While we have never been a telco type company, we have had enough exposure to keep up with the latest trends and watched some of our clients make strategic moves into new technologies and others into fixed term contracts on old technologies.
Here’s our journey, and what we found when making a change.
Until about 18 months ago, we were locked in to a traditional Telco and we utilised ISDN services in our offices. We had some ‘special between office call deal’ (I’m sure was not so special). I used to cringe at the phone bill.
VOIP hadn’t really seemed like a reliable option as we only had ADSL internet lines at that time.
Then NBN became available in our area, and we had 2 services
connected. This opened our opportunities as bandwidth was no longer a problem
and we started researching Cloud PABX providers.

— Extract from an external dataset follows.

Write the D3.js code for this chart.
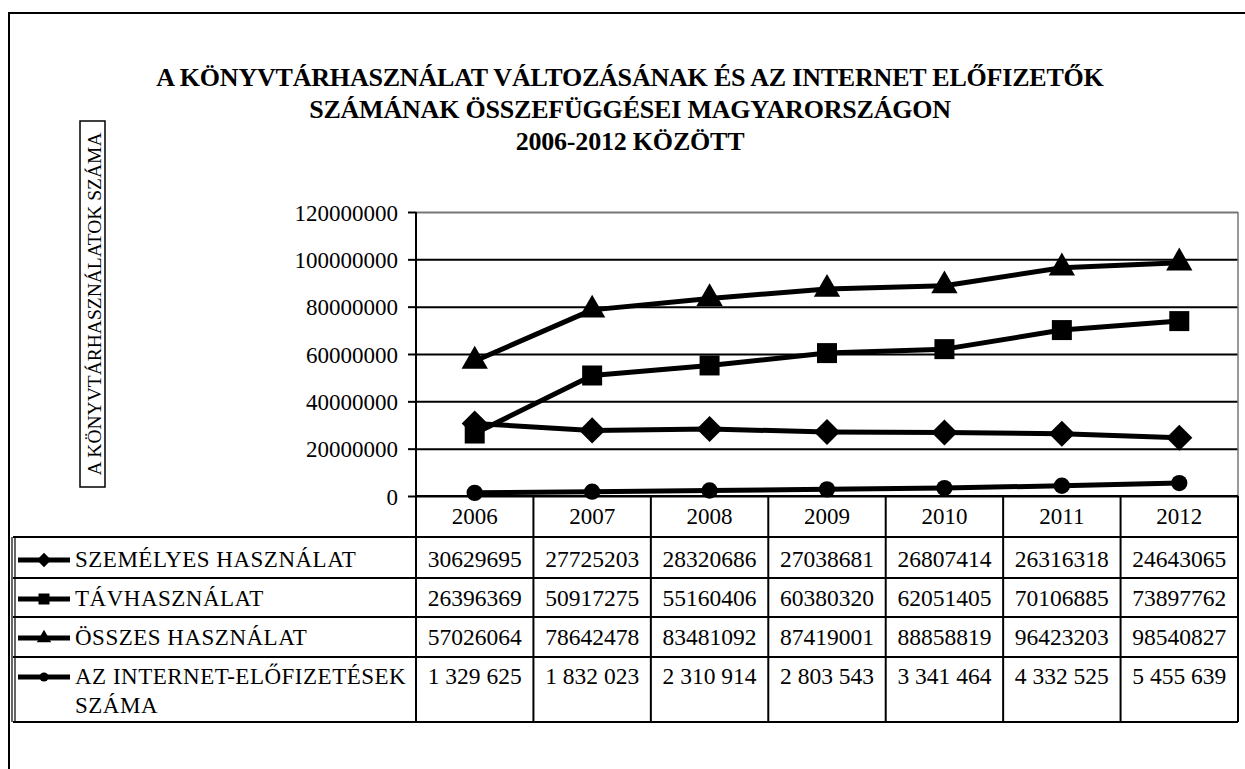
<!DOCTYPE html>
<html>
<head>
<meta charset="utf-8">
<script src="https://cdn.jsdelivr.net/npm/d3@7"></script>
<style>
  body { margin: 0; background: #fff; }
  text { font-family: "Liberation Serif", "Times New Roman", serif; fill: #000; }
</style>
</head>
<body>
<div id="chart"></div>
<script>
// data
const years = ["2006", "2007", "2008", "2009", "2010", "2011", "2012"];
const szemelyes = [30629695, 27725203, 28320686, 27038681, 26807414, 26316318, 24643065];
const tavhasznalat = [26396369, 50917275, 55160406, 60380320, 62051405, 70106885, 73897762];
const osszes = [57026064, 78642478, 83481092, 87419001, 88858819, 96423203, 98540827];
const internet = [1329625, 1832023, 2310914, 2803543, 3341464, 4332525, 5455639];
const seriesNames = ["SZEMÉLYES HASZNÁLAT", "TÁVHASZNÁLAT", "ÖSSZES HASZNÁLAT", "AZ INTERNET-ELŐFIZETÉSEK|SZÁMA"];
const yTicks = [0, 20000000, 40000000, 60000000, 80000000, 100000000, 120000000];
const titleLines = [
  "A KÖNYVTÁRHASZNÁLAT VÁLTOZÁSÁNAK ÉS  AZ INTERNET ELŐFIZETŐK",
  "SZÁMÁNAK ÖSSZEFÜGGÉSEI MAGYARORSZÁGON",
  "2006-2012 KÖZÖTT"
];
const yTitle = "A KÖNYVTÁRHASZNÁLATOK SZÁMA";

const series = [
  {name: seriesNames[0], values: szemelyes, symbol: "diamond"},
  {name: seriesNames[1], values: tavhasznalat, symbol: "square"},
  {name: seriesNames[2], values: osszes, symbol: "triangle"},
  {name: seriesNames[3], values: internet, symbol: "circle", spaced: true}
];

const W = 1245, H = 769;
const plot = {left: 416, right: 1238, top: 212, bottom: 496};

const svg = d3.select("#chart")
    .append("svg")
    .attr("width", W)
    .attr("height", H);

// outer frame (runs off the right and bottom edges)
svg.append("rect")
    .attr("x", 9).attr("y", 13)
    .attr("width", 1300).attr("height", 900)
    .attr("fill", "none").attr("stroke", "#000").attr("stroke-width", 2);

// title
svg.selectAll(".title")
  .data(titleLines)
  .join("text")
    .attr("class", "title")
    .attr("x", 630)
    .attr("y", (d, i) => 86 + i * 32)
    .attr("text-anchor", "middle")
    .style("font-size", "26px")
    .style("font-weight", "bold")
    .style("letter-spacing", "-0.2px")
    .text(d => d);

// y title in a box
svg.append("rect")
    .attr("x", 80).attr("y", 121)
    .attr("width", 25).attr("height", 366)
    .attr("fill", "none").attr("stroke", "#000").attr("stroke-width", 1.5);
svg.append("text")
    .attr("transform", "translate(100.5, 304) rotate(-90)")
    .attr("text-anchor", "middle")
    .style("font-size", "19.5px")
    .text(yTitle);

// scales
const x = d3.scaleBand().domain(years).range([plot.left, plot.right]);
const y = d3.scaleLinear().domain([0, 120000000]).range([plot.bottom, plot.top]);

// gridlines
svg.append("g")
    .attr("transform", `translate(${plot.left},0)`)
    .call(d3.axisLeft(y).tickValues(yTicks).tickSize(-(plot.right - plot.left)).tickFormat(""))
    .call(g => g.select(".domain").remove())
    .call(g => g.selectAll("line").attr("stroke", "#000").attr("stroke-width", 2))
    .call(g => g.selectAll("line").filter(d => d === 120000000).attr("stroke", "#777"));

// right border of plot
svg.append("line")
    .attr("x1", plot.right).attr("x2", plot.right)
    .attr("y1", plot.top).attr("y2", plot.bottom)
    .attr("stroke", "#777").attr("stroke-width", 1.5);

// y axis
svg.append("g")
    .attr("transform", `translate(${plot.left},0)`)
    .call(d3.axisLeft(y).tickValues(yTicks).tickSize(8).tickPadding(10).tickFormat(d3.format("d")))
    .call(g => g.select(".domain").attr("stroke-width", 2).attr("d", `M0,${plot.top}V${plot.bottom + 4}`))
    .call(g => g.selectAll("line").attr("stroke-width", 2))
    .call(g => g.selectAll("text").style("font-size", "23px").style("font-family", "Liberation Serif").attr("dy", "0.35em"));

// symbol helper
function symbolPath(type, scale) {
  const s = scale || 1;
  if (type === "diamond") return d3.symbol().type(d3.symbolSquare).size(340 * s * s)();
  if (type === "square") return d3.symbol().type(d3.symbolSquare).size(400 * s * s)();
  if (type === "triangle") return d3.symbol().type(d3.symbolTriangle).size(300 * s * s)();
  return d3.symbol().type(d3.symbolCircle).size(210 * s * s)();
}

// lines and markers
const line = d3.line()
    .x((d, i) => x(years[i]) + x.bandwidth() / 2)
    .y(d => y(d));

series.forEach(s => {
  svg.append("path")
      .datum(s.values)
      .attr("fill", "none")
      .attr("stroke", "#000")
      .attr("stroke-width", 5)
      .attr("stroke-linejoin", "round")
      .attr("d", line);
  svg.append("g").selectAll("path")
    .data(s.values)
    .join("path")
      .attr("d", symbolPath(s.symbol))
      .attr("fill", "#000")
      .attr("transform", (d, i) => `translate(${x(years[i]) + x.bandwidth() / 2},${y(d)})` + (s.symbol === "diamond" ? " rotate(45)" : ""));
});

// data table
const rowEdges = [496, 537, 578, 617, 657, 722];
const tableLeft = 13;
const fmtPlain = d3.format("d");
const fmtSpaced = d3.formatLocale({decimal: ",", thousands: " ", grouping: [3], currency: ["", ""]}).format(",d");

const table = svg.append("g");
// horizontal rules
table.selectAll(".hrule")
  .data(rowEdges)
  .join("line")
    .attr("x1", (d, i) => i === 0 ? plot.left : tableLeft)
    .attr("x2", plot.right)
    .attr("y1", d => d).attr("y2", d => d)
    .attr("stroke", "#000").attr("stroke-width", 2);
// vertical rules between years
table.selectAll(".vrule")
  .data(years.concat(["end"]))
  .join("line")
    .attr("x1", d => d === "end" ? plot.right : x(d))
    .attr("x2", d => d === "end" ? plot.right : x(d))
    .attr("y1", rowEdges[0]).attr("y2", rowEdges[5])
    .attr("stroke", "#000").attr("stroke-width", 2);
// left double edge
[12, 15].forEach(lx => {
  table.append("line")
      .attr("x1", lx).attr("x2", lx)
      .attr("y1", rowEdges[1]).attr("y2", rowEdges[5])
      .attr("stroke", "#000").attr("stroke-width", 1.2);
});

// year header
table.selectAll(".year")
  .data(years)
  .join("text")
    .attr("x", d => x(d) + x.bandwidth() / 2)
    .attr("y", 524)
    .attr("text-anchor", "middle")
    .style("font-size", "23px")
    .text(d => d);

const rowBase = [567, 606, 645, 684];
series.forEach((s, r) => {
  // values
  table.append("g").selectAll("text")
    .data(s.values)
    .join("text")
      .attr("x", (d, i) => x(years[i]) + x.bandwidth() / 2)
      .attr("y", rowBase[r])
      .attr("text-anchor", "middle")
      .style("font-size", "23.5px")
      .text(d => s.spaced ? fmtSpaced(d) : fmtPlain(d));
  // legend key
  const ky = rowBase[r] - 7;
  table.append("line")
      .attr("x1", 18).attr("x2", 70)
      .attr("y1", ky).attr("y2", ky)
      .attr("stroke", "#000").attr("stroke-width", 5);
  table.append("path")
      .attr("d", symbolPath(s.symbol, 0.55))
      .attr("fill", "#000")
      .attr("transform", `translate(44,${ky})` + (s.symbol === "diamond" ? " rotate(45)" : ""));
  // legend label (may wrap)
  const parts = s.name.split("|");
  table.append("text")
      .attr("x", 75)
      .attr("y", rowBase[r])
      .style("font-size", "23px")
      .style("letter-spacing", "0.5px")
      .selectAll("tspan")
      .data(parts)
      .join("tspan")
        .attr("x", 75)
        .attr("dy", (d, i) => i === 0 ? 0 : 29)
        .text(d => d);
});
</script>
</body>
</html>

Essentially instead of having a phone system installed on premise, it’s just a piece of software (like a website) running in a data center.
You buy your own SIP phones (which work just the same as office phones). You plug them into your network cable with a splitter, add some settings, and then through the providers website you configure how you want the phones to work.

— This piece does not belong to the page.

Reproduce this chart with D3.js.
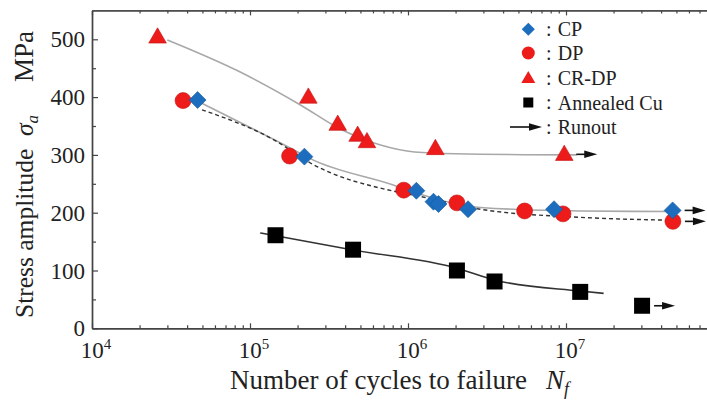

It sounds hard, but it’s not too difficult and our provider was great in providing assistance.
My mindset was that while I understood the business grade services offered by major Telco’s and their supposed reliability, they came very overpriced. I was prepared to have a few issues a year (more on that later) for what was huge savings and more independence and functionality in our phone system. All traditional phones services are moving to the NBN anyway, so why not try it.
We reviewed many different vendors and decided to sign up for 2 lines with a provider to test. We got two phones and started testing between our Adelaide & Brisbane offices.

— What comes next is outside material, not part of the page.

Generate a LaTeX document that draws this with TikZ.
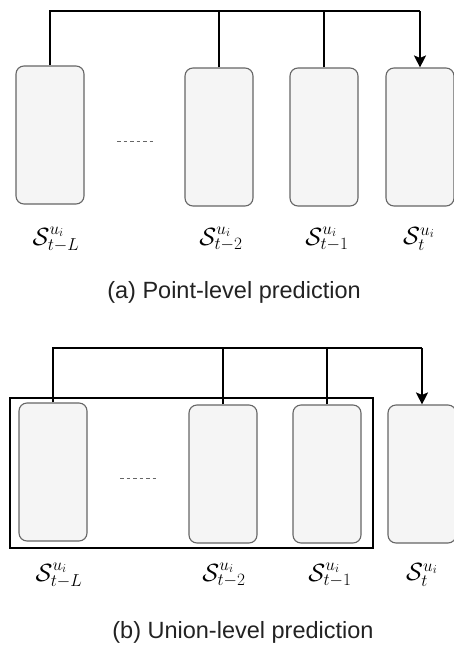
\documentclass[tikz,border=0pt]{standalone}
\usepackage{fontspec}
\setmainfont{Liberation Sans}
\usetikzlibrary{arrows.meta}
\definecolor{boxfill}{HTML}{F5F5F5}
\definecolor{boxline}{HTML}{666666}
\definecolor{captext}{HTML}{222222}
\begin{document}
\begin{tikzpicture}[x=1pt,y=-1pt,
  seqbox/.style={draw=boxline,fill=boxfill,line width=1.1pt,rounded corners=8pt,
    minimum width=68pt,minimum height=138pt,inner sep=0pt},
  link/.style={draw=black,line width=1.6pt},
  linkarrow/.style={link,-{Stealth[length=12pt,width=12pt,inset=2.5pt]}},
  gap/.style={draw=boxline,line width=0.8pt,dash pattern=on 3.5pt off 3pt},
  seqlabel/.style={inner sep=0pt,font=\fontsize{25}{30}\selectfont},
  caption/.style={inner sep=0pt,text=captext,font=\fontsize{23.5}{28}\selectfont},
  groupbox/.style={draw=black,line width=1.6pt}
]
\useasboundingbox (0,0) rectangle (454,657);

% ---- (a) point-level prediction ----
\node[seqbox] (a1) at (50,135) {};
\node[seqbox] (a2) at (219,137) {};
\node[seqbox] (a3) at (324,137) {};
\node[seqbox] (a4) at (420,137) {};
\coordinate (atop) at (0,11);
\draw[gap] (117,141) -- (156,141);
\draw[link] (a1.north) -- (a1.north |- atop) -- (a4.north |- atop);
\draw[link] (a2.north) -- (a2.north |- atop);
\draw[link] (a3.north) -- (a3.north |- atop);
\draw[linkarrow] (a4.north |- atop) -- (a4.north);

\node[seqlabel] (la1) at (56,239) {$\mathcal{S}^{u_i}_{t-L}$};
\node[seqlabel] (la2) at (221,239) {$\mathcal{S}^{u_i}_{t-2}$};
\node[seqlabel] (la3) at (327,239) {$\mathcal{S}^{u_i}_{t-1}$};
\node[seqlabel] (la4) at (419,239) {$\mathcal{S}^{u_i}_{t}$};
\node[caption] (capa) at (234,292) {(a) Point-level prediction};

% ---- (b) union-level prediction ----
\node[groupbox,minimum width=363pt,minimum height=150pt,inner sep=0pt] (grp) at (191.5,473) {};
\node[seqbox] (b1) at (53,472) {};
\node[seqbox] (b2) at (223,474) {};
\node[seqbox] (b3) at (327,474) {};
\node[seqbox] (b4) at (422,474) {};
\coordinate (btop) at (0,348);
\draw[gap] (120,478) -- (159,478);
\draw[link] (b1.north) -- (b1.north |- btop) -- (b4.north |- btop);
\draw[link] (b2.north) -- (b2.north |- btop);
\draw[link] (b3.north) -- (b3.north |- btop);
\draw[linkarrow] (b4.north |- btop) -- (b4.north);

\node[seqlabel] (lb1) at (59,575) {$\mathcal{S}^{u_i}_{t-L}$};
\node[seqlabel] (lb2) at (224,575) {$\mathcal{S}^{u_i}_{t-2}$};
\node[seqlabel] (lb3) at (330,575) {$\mathcal{S}^{u_i}_{t-1}$};
\node[seqlabel] (lb4) at (422,575) {$\mathcal{S}^{u_i}_{t}$};
\node[caption] (capb) at (243,632) {(b) Union-level prediction};
\end{tikzpicture}
\end{document}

Our tests proved positive, good call quality, reliable, so we made the plunge. We moved to a plan that cost $149 a month + another $30 for some 1300 numbers with our call costs on top. (Once again call costs between us were free)
Phone numbers are allocated with the lines, but these really
don’t matter, as you can easily port existing phone numbers, 1300 and 1800
numbers across and define their answering points. In fact, you can have
everything in place, and then simply switch your main number to your new phones.
They just start ringing with no downtime.
Another benefit is that the phones can be used anywhere there is an internet connection, so staff can use them from home. They are all still part of the corporate network and calls can be transferred as if they were next door in their office.
In terms of downtime, we have had 3 outages over 18 months. If you lose your NBN connection, you won’t have phones. But given we have more than one office, the system continues to work in the other offices, and you can also have a backup NBN service installed just in case.
And while we are talking phones “Is that hardware fund too good to be true”?
You might have been offered by your mobile phone or fixed line provider a hardware fund. Essentially you commit to a contract term for a certain amount, and you get a hardware fund to spend on phones or other hardware / services.
We have been with our mobile phone provider for 10 years, they provde good value and great service and when it came time to renew we had a great conversation with them about this.
In this case they explained that they were just adding the
Hardware Fund value back into the contract and spreading it out over the
contract term. If it’s a $10K Hardware fund, our commit spend over 24 months
was $416 a month higher than if we didn’t have one. It’s just a way of your
provider locking you in to spending $10K with them over the 24 months.
Our provider was very honest about the fact that the prices they sold phones for weren’t the cheapest, with many other feature rich affordable phones, you can save by getting your own from other sources. Their honesty was really valued, and we will remain a loyal customer.